Oral interpretation is a dramatic art, also commonly called "interpretive reading" and "dramatic reading", though these terms are more conservative and restrictive. In certain applications, oral interpretation is also a theater art – as in reader's theater, in which a work of literature is performed with manuscripts in hand or, more traditionally, using stools and music stands; and especially chamber theater, which dispenses with manuscripts and uses what may be described as essentialist costuming and stage lighting, and suggestive scenery.

The term is defined by Paul Campbell (The Speaking and Speakers of Literature; Dickinson, 1967) as the "oralization of literature", and by Charlotte Lee and Timothy Gura (Oral Interpretation; Houghton-Mifflin, 1997) as "the art of communicating to an audience a work of literary art in its intellectual, emotional, and esthetic entirety". Historically essential to Charlotte Lee's definition of oral interpretation is the fact that the performer is "reading from a manuscript". This perspective, once the majority view, has long since become the minority opinion.

Voice and movement technique is opsis ("spectacle") while oral interpretation is, conceptually, melopoiia ("music technique").

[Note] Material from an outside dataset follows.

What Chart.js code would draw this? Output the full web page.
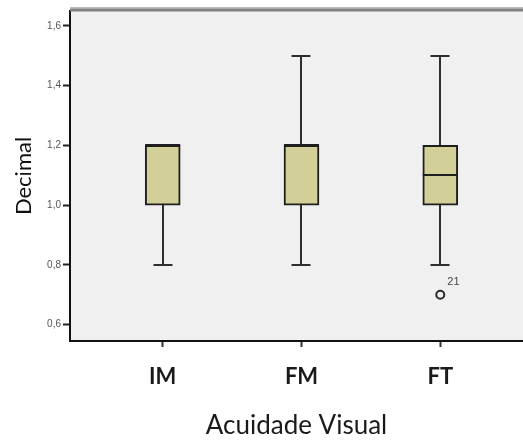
<!DOCTYPE html>
<html><head><meta charset="utf-8">
<script src="https://cdn.jsdelivr.net/npm/chart.js@4"></script>
<style>html,body{margin:0;padding:0;background:#fff}#wrap{width:523px;height:441px}</style>
</head><body><div id="wrap"><canvas id="c" width="523" height="441"></canvas></div>
<script>
// ---- data ----
const categories = ['IM', 'FM', 'FT'];
const whiskerLow = [0.8, 0.8, 0.8];
const q1 = [1.0, 1.0, 1.0];
const median = [1.2, 1.2, 1.1];
const q3 = [1.2, 1.2, 1.2];
const whiskerHigh = [1.2, 1.5, 1.5];
const outlierCategory = [3];
const outlierValue = [0.7];
const outlierLabel = ['21'];
const yAxisTitle = 'Decimal';
const xAxisTitle = 'Acuidade Visual';

const catPos = categories.map((c, i) => i + 1);

const boxPlugin = {
  id: 'boxplot',
  beforeDraw(chart) {
    const { ctx, chartArea: a } = chart;
    ctx.save();
    ctx.fillStyle = '#f0f0f0';
    ctx.fillRect(a.left, a.top, a.right - a.left, a.bottom - a.top);
    ctx.restore();
  },
  beforeDatasetsDraw(chart) {
    const { ctx, scales: { x, y } } = chart;
    ctx.save();
    ctx.strokeStyle = '#2e2e2e';
    ctx.lineWidth = 2;
    catPos.forEach((p, i) => {
      const px = Math.round(x.getPixelForValue(p));
      ctx.beginPath();
      ctx.moveTo(px, y.getPixelForValue(whiskerHigh[i]));
      ctx.lineTo(px, y.getPixelForValue(q3[i]));
      ctx.moveTo(px, y.getPixelForValue(q1[i]));
      ctx.lineTo(px, y.getPixelForValue(whiskerLow[i]));
      ctx.stroke();
      ctx.beginPath();
      if (whiskerHigh[i] > q3[i]) {
        const yh = Math.round(y.getPixelForValue(whiskerHigh[i]));
        ctx.moveTo(px - 9.5, yh); ctx.lineTo(px + 9.5, yh);
      }
      const yl = Math.round(y.getPixelForValue(whiskerLow[i]));
      ctx.moveTo(px - 9.5, yl); ctx.lineTo(px + 9.5, yl);
      ctx.stroke();
    });
    ctx.restore();
  },
  afterDatasetsDraw(chart) {
    const { ctx, scales: { x, y } } = chart;
    ctx.save();
    ctx.strokeStyle = '#1e1e1e';
    ctx.lineWidth = 2;
    catPos.forEach((p, i) => {
      const px = x.getPixelForValue(p);
      const ym = Math.round(y.getPixelForValue(median[i]));
      ctx.beginPath();
      ctx.moveTo(px - 17.5, ym); ctx.lineTo(px + 17.5, ym);
      ctx.stroke();
    });
    ctx.fillStyle = '#444';
    ctx.font = '11px "Liberation Sans", Arial, sans-serif';
    ctx.textAlign = 'left';
    ctx.textBaseline = 'alphabetic';
    outlierCategory.forEach((c, i) => {
      const px = x.getPixelForValue(c);
      const py = y.getPixelForValue(outlierValue[i]);
      ctx.fillText(outlierLabel[i], px + 7, py - 10);
    });
    ctx.restore();
  },
  afterDraw(chart) {
    const { ctx, chartArea: a } = chart;
    ctx.save();
    ctx.fillStyle = '#bdbdbd';
    ctx.fillRect(a.left, a.top - 4, a.right - a.left, 1.5);
    ctx.fillStyle = '#7f7f7f';
    ctx.fillRect(a.left, a.top - 2.5, a.right - a.left, 3);
    ctx.restore();
  }
};

new Chart(document.getElementById('c'), {
  data: {
    datasets: [
      {
        type: 'bar',
        data: catPos.map((p, i) => ({ x: p, y: [q1[i], q3[i]] })),
        backgroundColor: '#d3cf98',
        borderColor: '#1e1e1e',
        borderWidth: 2,
        borderSkipped: false,
        barThickness: 35,
        order: 2
      },
      {
        type: 'scatter',
        data: outlierCategory.map((c, i) => ({ x: c, y: outlierValue[i] })),
        pointStyle: 'circle',
        pointRadius: 4,
        pointBackgroundColor: '#f0f0f0',
        pointBorderColor: '#2a2a2a',
        pointBorderWidth: 2,
        order: 1
      }
    ]
  },
  options: {
    responsive: false,
    animation: false,
    layout: { autoPadding: false, padding: { top: 11, right: 0, left: 0, bottom: 0 } },
    plugins: { legend: { display: false }, tooltip: { enabled: false } },
    scales: {
      x: {
        type: 'linear',
        offset: false,
        min: 0.332,
        max: 3.596,
        afterFit(s) { s.height = 100; s.paddingRight = 0; s.paddingLeft = 0; },
        afterBuildTicks(s) { s.ticks = catPos.map(v => ({ value: v })); },
        grid: { offset: false, drawOnChartArea: false, tickLength: 6, tickWidth: 2, tickColor: '#333' },
        border: { display: true, color: '#111', width: 2 },
        ticks: {
          padding: 17,
          color: '#1a1a1a',
          font: { family: 'Lato', size: 22, weight: 'bold' },
          callback: (v) => categories[v - 1]
        },
        title: {
          display: true,
          text: xAxisTitle,
          color: '#1a1a1a',
          font: { family: 'Lato', size: 26 },
          padding: { top: 0, bottom: 0 }
        }
      },
      y: {
        type: 'linear',
        min: 0.545,
        max: 1.65,
        afterFit(s) { s.width = 70; },
        grid: { drawOnChartArea: false, tickLength: 7, tickWidth: 2, tickColor: '#222' },
        border: { display: true, color: '#111', width: 2 },
        ticks: {
          stepSize: 0.2,
          includeBounds: false,
          padding: 2,
          color: '#555',
          font: { family: 'Liberation Sans', size: 10 },
          callback: (v) => v.toFixed(1).replace('.', ',')
        },
        title: {
          display: true,
          text: yAxisTitle,
          color: '#111',
          font: { family: 'Lato', size: 22 },
          padding: { top: 11, bottom: 0 }
        }
      }
    }
  },
  plugins: [boxPlugin]
});
</script>
</body></html>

Because oral interpretation is an essential dramatic element in all performance art, all actors, singers, storytellers, etc., are interpreters – but not all interpreters are necessarily actors, or singers, or storytellers, and so on. When, for example, the writer David Sedaris reads one of his stories on stage, or when Leonard Cohen performs one of his lyric poems, they are both engaged in the art of oral interpretation.